Overnight, a tornado tore through Jefferson City, destroying the top floor of the building that housed the Missouri Association of Counties. Upon arriving May 23, he and the rest of his eight-person staff learned the building was structurally unsound and the state association would have to find somewhere else to work.
“We took a direct hit, and looking around several blocks, we got hit as hard as anybody,” Burke said.
The office was in a 147-year-old converted home that was a city landmark. The association had occupied the building since 1990.
“We took a lot of pride in it and it’s painful to look at it now and realize there’s probably no way we can go back or rebuild,” Burke said.
The tornado recorded a maximum speed of 160 miles per hour -- EF 3 level -- and was on the ground for almost 20 miles, destroying houses and businesses and injuring 32 people, though causing no fatalities, the National Weather Service reported. Local news sources counted that approximately 200 buildings suffered serious damage.

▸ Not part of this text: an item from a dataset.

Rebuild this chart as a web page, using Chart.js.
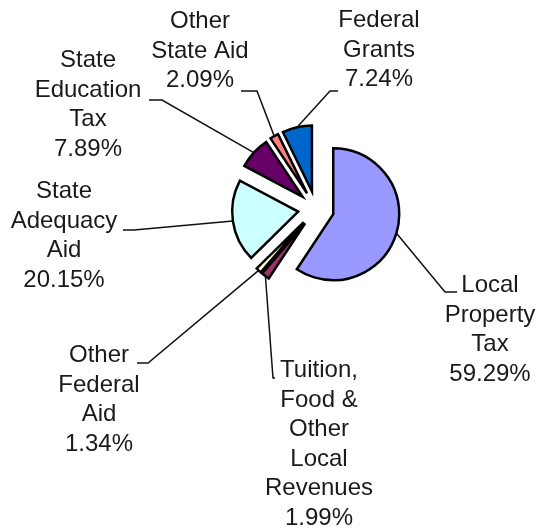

The state association’s building lost its roof, exposing the second-floor conference center and opening the building to heavy water damage. Though the staff was able to enter the building and retrieve personal effects, Burke said the three hours they had to do that wasn’t close to enough time to finish the job.
“I probably have 10 file drawers in there I might not be able to get,” he said. “It’s structurally unsound and we can’t get back in. We couldn’t get a tarp over the second floor to try to protect the first floor offices.”
Until the association can find long-term temporary working space, Burke said the staff would likely spend a few weeks working out of their homes, all of which escaped damage. The state’s legislative session closed May 17 and the association’s server was located elsewhere.
“We’re getting through it, you just have to keep going and literally take it one step at a time and that’s what we’re doing,” he said.” We’ve had a lot of people reach out, and we appreciate the outreach from people and knowing everyone is thinking of us. We will get through this.”